La peinture d’Alexandrine Deshayes, témoignage pictural du regard sensible et distancé que l’artiste porte sur notre époque, entre ainsi en résonance avec la pensée humaniste de Leon Battista Alberti qui définit la peinture comme  » une fenêtre ouverte par laquelle on puisse regarder l’histoire ».

Artistic approach

Following her studies, with a systematic approach, true to the tradition of history painters, Alexandrine Deshayes nourishes her art with media images she turns into paintings. her depiction of the information image becomes a perennial work. Art history and mass media have sinc become a double iconographic source from which she draws her subjects and the figures she portrays in her paintings.

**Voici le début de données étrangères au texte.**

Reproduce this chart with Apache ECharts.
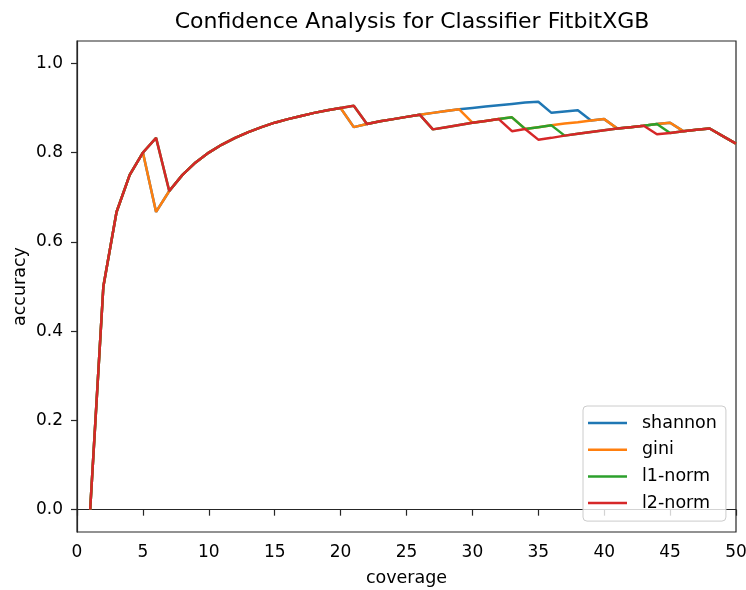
<!DOCTYPE html>
<html>
<head>
<meta charset="utf-8">
<script src="https://cdn.jsdelivr.net/npm/echarts@6.0.0/dist/echarts.min.js"></script>
<style>
  html, body { margin: 0; padding: 0; background: #fff; }
  #chart { width: 746px; height: 590px; }
</style>
</head>
<body>
<div id="chart"></div>
<script>
// Number of top-confidence samples kept
const coverage = [1,2,3,4,5,6,7,8,9,10,11,12,13,14,15,16,17,18,19,20,
  21,22,23,24,25,26,27,28,29,30,31,32,33,34,35,36,37,38,39,40,
  41,42,43,44,45,46,47,48,49,50];

// Accuracy over the kept samples, one array per uncertainty measure
const shannon = [0.000,0.500,0.667,0.750,0.800,0.667,0.714,0.750,0.778,0.800,
  0.818,0.833,0.846,0.857,0.867,0.875,0.882,0.889,0.895,0.900,
  0.857,0.864,0.870,0.875,0.880,0.885,0.889,0.893,0.897,0.900,
  0.903,0.906,0.909,0.912,0.914,0.889,0.892,0.895,0.872,0.875,
  0.854,0.857,0.860,0.864,0.867,0.848,0.851,0.854,0.837,0.820];
const gini = [0.000,0.500,0.667,0.750,0.800,0.667,0.714,0.750,0.778,0.800,
  0.818,0.833,0.846,0.857,0.867,0.875,0.882,0.889,0.895,0.900,
  0.857,0.864,0.870,0.875,0.880,0.885,0.889,0.893,0.897,0.867,
  0.871,0.875,0.879,0.853,0.857,0.861,0.865,0.868,0.872,0.875,
  0.854,0.857,0.860,0.864,0.867,0.848,0.851,0.854,0.837,0.820];
const l1Norm = [0.000,0.500,0.667,0.750,0.800,0.833,0.714,0.750,0.778,0.800,
  0.818,0.833,0.846,0.857,0.867,0.875,0.882,0.889,0.895,0.900,
  0.905,0.864,0.870,0.875,0.880,0.885,0.852,0.857,0.862,0.867,
  0.871,0.875,0.879,0.853,0.857,0.861,0.838,0.842,0.846,0.850,
  0.854,0.857,0.860,0.864,0.844,0.848,0.851,0.854,0.837,0.820];
const l2Norm = [0.000,0.500,0.667,0.750,0.800,0.833,0.714,0.750,0.778,0.800,
  0.818,0.833,0.846,0.857,0.867,0.875,0.882,0.889,0.895,0.900,
  0.905,0.864,0.870,0.875,0.880,0.885,0.852,0.857,0.862,0.867,
  0.871,0.875,0.848,0.853,0.829,0.833,0.838,0.842,0.846,0.850,
  0.854,0.857,0.860,0.841,0.844,0.848,0.851,0.854,0.837,0.820];

const seriesNames = ['shannon', 'gini', 'l1-norm', 'l2-norm'];
const seriesValues = [shannon, gini, l1Norm, l2Norm];
const seriesColors = ['#1f77b4', '#ff7f0e', '#2ca02c', '#d62728'];

const yTicks = [0.0, 0.2, 0.4, 0.6, 0.8, 1.0];

const FONT = 'DejaVu Sans';
const TICK_SIZE = 17;
const LABEL_SIZE = 17.5;

const chart = echarts.init(document.getElementById('chart'), null, { renderer: 'canvas' });

chart.setOption({
  animation: false,
  backgroundColor: '#ffffff',
  title: {
    text: 'Confidence Analysis for Classifier FitbitXGB',
    left: 407,
    top: 6,
    textAlign: 'center',
    textStyle: { fontFamily: FONT, fontSize: 22, fontWeight: 'normal', color: '#000' }
  },
  grid: {
    left: 77, right: 10, top: 41, bottom: 58,
    outerBoundsMode: 'none',
    containLabel: false,
    show: true, borderColor: '#262626', borderWidth: 1.2, backgroundColor: 'transparent'
  },
  legend: {
    orient: 'vertical',
    left: 583,
    top: 406,
    data: seriesNames,
    icon: 'rect',
    itemWidth: 39,
    itemHeight: 2.5,
    itemGap: 8.7,
    padding: [8, 9, 9, 5],
    backgroundColor: 'rgba(255,255,255,0.8)',
    borderColor: '#cccccc',
    borderWidth: 1,
    borderRadius: 4,
    textStyle: { fontFamily: FONT, fontSize: LABEL_SIZE, color: '#000', lineHeight: 17, padding: [0, 0, 0, 10] }
  },
  xAxis: {
    type: 'value',
    min: 0, max: 50, interval: 5,
    name: 'coverage',
    nameLocation: 'middle',
    nameGap: 37,
    nameMoveOverlap: false,
    nameTextStyle: { fontFamily: FONT, fontSize: LABEL_SIZE, color: '#000' },
    axisLine: { show: true, lineStyle: { color: '#262626', width: 1.2 } },
    axisTick: { show: true, length: 6, lineStyle: { color: '#262626', width: 1.2 } },
    axisLabel: { fontFamily: FONT, fontSize: TICK_SIZE, color: '#000', margin: 12 },
    splitLine: { show: false }
  },
  yAxis: {
    type: 'value',
    min: -0.05, max: 1.05,
    name: 'accuracy',
    nameLocation: 'middle',
    nameGap: 48,
    nameMoveOverlap: false,
    nameTextStyle: { fontFamily: FONT, fontSize: LABEL_SIZE, color: '#000' },
    axisLine: { show: true, lineStyle: { color: '#262626', width: 1.2 } },
    axisTick: { show: true, length: 6, customValues: yTicks, lineStyle: { color: '#262626', width: 1.2 } },
    axisLabel: {
      fontFamily: FONT, fontSize: TICK_SIZE, color: '#000', margin: 14,
      customValues: yTicks,
      formatter: v => v.toFixed(1)
    },
    splitLine: { show: false }
  },
  series: seriesNames.map((name, i) => ({
    name,
    type: 'line',
    data: coverage.map((c, j) => [c, seriesValues[i][j]]),
    showSymbol: false,
    symbol: 'none',
    color: seriesColors[i],
    lineStyle: { color: seriesColors[i], width: 2.5 },
    z: 2 + i
  }))
});
</script>
</body>
</html>
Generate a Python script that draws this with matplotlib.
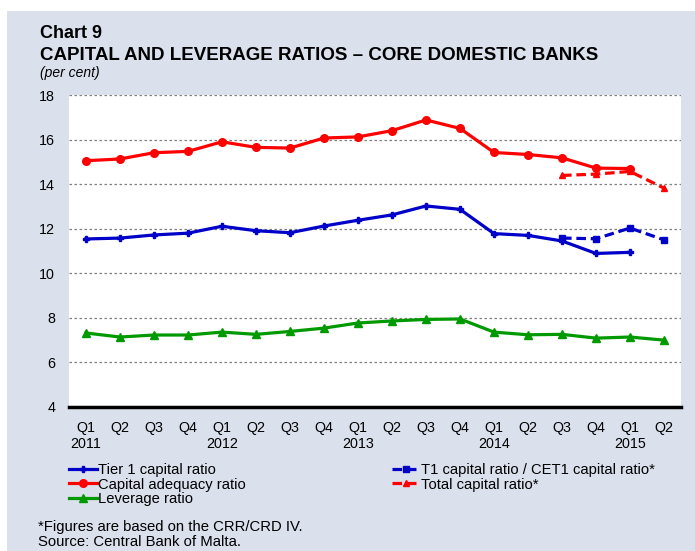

Thus, the mythical Sabines meet the students of Chibok, in a series of paintings that conjure up the cycle of violence ; in Mare nostrum exiles from Africa take refuge on the Raft of the Medusa, thus immortalizing in pictorial manner the manifestation of a constitutive phenomenon of history.

The painting of Alexandrine Deshayes form a testimony and reveal the artist’s sensitive and distanced outlook on our time ; they echo the hummanistic thought of Leon Battista Alberti who defines painting as « an open window through which to look at history ».